Racial makeup (2011)
- • Black African: 22.0%
- • Coloured: 2.6%
- • Indian/Asian: 7.8%
- • White: 66.3%
- • Other: 1.2%

First languages (2011)
- • English: 74.2%
- • Afrikaans: 9.6%
- • Zulu: 3.7%
- • Xhosa: 1.9%
- • Other: 10.6%
- Time zone: UTC+2 (SAST)
- Postal code (street): 2191
- PO box: 2165

= Douglasdale, Gauteng =

Douglasdale is a residential suburb in Sandton, Gauteng, South Africa. It is located between the suburbs of Fourways and Bryanston. Often confused as a suburb of the Fourways District. The eight lane N1 freeway (Western Bypass) forms its south eastern boundary. It is in Region C of the City of Johannesburg Metropolitan Municipality.

== History ==

Douglasdale is built upon Douglasdale Farm, a large farm that was started in 1905 by Thomas Douglas and his wife Janet Alexander who both immigrated to South Africa from Scotland in 1890.

They bought the farm on the Klein Jukskei River in Johannesburg and named it the Douglasdale farm. The farmhouse is one of the oldest homes in Sandton and was built in 1905. In 1930 the family started producing milk as a hobby and in 1940 they began to retail their milk producing over 240 bottles of milk a day, by hand. In the 1950s, Douglasdale milk was delivered by horse and cart and later by delivery men on bicycles.

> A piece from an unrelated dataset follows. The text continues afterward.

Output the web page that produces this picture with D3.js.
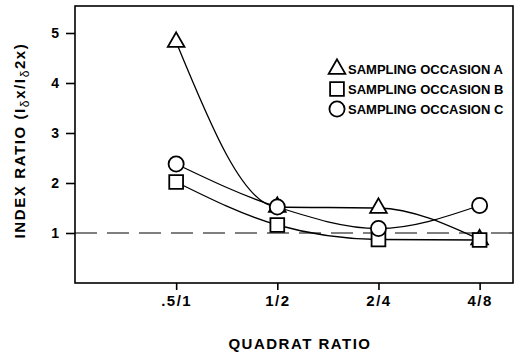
<!DOCTYPE html>
<html>
<head>
<meta charset="utf-8">
<script src="https://cdn.jsdelivr.net/npm/d3@7"></script>
<style>
  body { margin: 0; background: #fff; }
  text { font-family: "Liberation Sans", Arial, sans-serif; font-weight: bold; fill: #000; }
</style>
</head>
<body>
<svg class="chart" width="520" height="357"></svg>
<script>
// quadrat ratio categories and the index ratio per sampling occasion
var categories = [".5/1", "1/2", "2/4", "4/8"];
var occasionA = [4.82, 1.52, 1.5, 0.87];
var occasionB = [2.02, 1.16, 0.87, 0.86];
var occasionC = [2.38, 1.52, 1.09, 1.55];
var seriesNames = ["SAMPLING OCCASION A", "SAMPLING OCCASION B", "SAMPLING OCCASION C"];
var yTicks = [1, 2, 3, 4, 5];

var svg = d3.select(".chart"),
    margin = {top: 6, right: 7, bottom: 74, left: 75},
    width = +svg.attr("width") - margin.left - margin.right,
    height = +svg.attr("height") - margin.top - margin.bottom,
    g = svg.append("g").attr("transform", "translate(" + margin.left + "," + margin.top + ")");

var x = d3.scaleLinear()
    .domain([-1, 3.33])
    .range([0, width]);

var y = d3.scaleLinear()
    .domain([0, 5.54])
    .range([height, 0]);

// frame
g.append("rect")
    .attr("width", width)
    .attr("height", height)
    .attr("fill", "none")
    .attr("stroke", "#000")
    .attr("stroke-width", 1.6);

// reference line at 1
g.append("line")
    .attr("x1", 0).attr("x2", width)
    .attr("y1", y(1)).attr("y2", y(1))
    .attr("stroke", "#000")
    .attr("stroke-width", 1.2)
    .attr("stroke-dasharray", "22,10");

var xAxis = g.append("g")
    .attr("transform", "translate(0," + height + ")")
    .call(d3.axisBottom(x)
      .tickValues([0, 1, 2, 3])
      .tickSize(7)
      .tickPadding(5)
      .tickFormat(function(i) { return categories[i]; }));
xAxis.select(".domain").remove();
xAxis.selectAll("line").attr("stroke-width", 1.6);
xAxis.selectAll("text")
    .attr("font-size", 15)
    .attr("letter-spacing", "1.5px");

var yAxis = g.append("g")
    .call(d3.axisLeft(y)
      .tickValues(yTicks)
      .tickSize(9)
      .tickPadding(7)
      .tickFormat(d3.format("d")));
yAxis.select(".domain").remove();
yAxis.selectAll("line").attr("stroke-width", 1.6);
yAxis.selectAll("text").attr("font-size", 14);

// axis titles
svg.append("text")
    .attr("x", 300)
    .attr("y", 349)
    .attr("text-anchor", "middle")
    .attr("font-size", 15)
    .attr("letter-spacing", "1.5px")
    .text("QUADRAT RATIO");

var yt = svg.append("text")
    .attr("transform", "translate(25," + (margin.top + height / 2 - 4) + ") rotate(-90)")
    .attr("text-anchor", "middle")
    .attr("font-size", 15)
    .attr("letter-spacing", "1.6px");
yt.append("tspan").text("INDEX RATIO (I");
yt.append("tspan").attr("dy", 4).attr("font-size", 12).attr("font-weight", "normal").text("δ");
yt.append("tspan").attr("dy", -4).text("x/I");
yt.append("tspan").attr("dy", 4).attr("font-size", 12).attr("font-weight", "normal").text("δ");
yt.append("tspan").attr("dy", -4).text("2x)");

var line = d3.line()
    .x(function(d, i) { return x(i); })
    .y(function(d) { return y(d); })
    .curve(d3.curveMonotoneX);

var series = [occasionA, occasionB, occasionC];
var symbols = [
  d3.symbol().type(d3.symbolTriangle).size(120),
  d3.symbol().type(d3.symbolSquare).size(190),
  d3.symbol().type(d3.symbolCircle).size(180)
];

series.forEach(function(s) {
  g.append("path")
      .datum(s)
      .attr("fill", "none")
      .attr("stroke", "#000")
      .attr("stroke-width", 1.3)
      .attr("d", line);
});

series.forEach(function(s, k) {
  g.selectAll(".pt" + k)
    .data(s)
    .enter().append("path")
      .attr("class", "pt" + k)
      .attr("transform", function(d, i) { return "translate(" + x(i) + "," + y(d) + ")"; })
      .attr("d", symbols[k])
      .attr("fill", "#fff")
      .attr("stroke", "#000")
      .attr("stroke-width", 1.8);
});

// legend
var legend = svg.append("g").attr("transform", "translate(337,69)");
seriesNames.forEach(function(name, k) {
  var row = legend.append("g").attr("transform", "translate(0," + (k * 20) + ")");
  row.append("path")
      .attr("d", symbols[k])
      .attr("fill", "#fff")
      .attr("stroke", "#000")
      .attr("stroke-width", 1.8);
  row.append("text")
      .attr("x", 11)
      .attr("y", 5)
      .attr("font-size", 13)
      .text(name);
});
</script>
</body>
</html>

Today the dairy produces 1.5% of the total countries daily milk production.

== Education ==

Douglasdale is home to many different Pre-primary, Primary and secondary schools

Pre-Primary
- Curro Douglasdale
- Douglasdale Nursery School
- Little Earth Kids
- Little Royal Academy
- Bryndale Pre-Primary
Primary
- Bryndale Primary

Secondary
- Fourways High School
- Kings College and Preparatory School

== Security and Safety ==
The Douglasdale SAPS South African Police Service services the majority of the Fourways District and Bryanston, Gauteng area.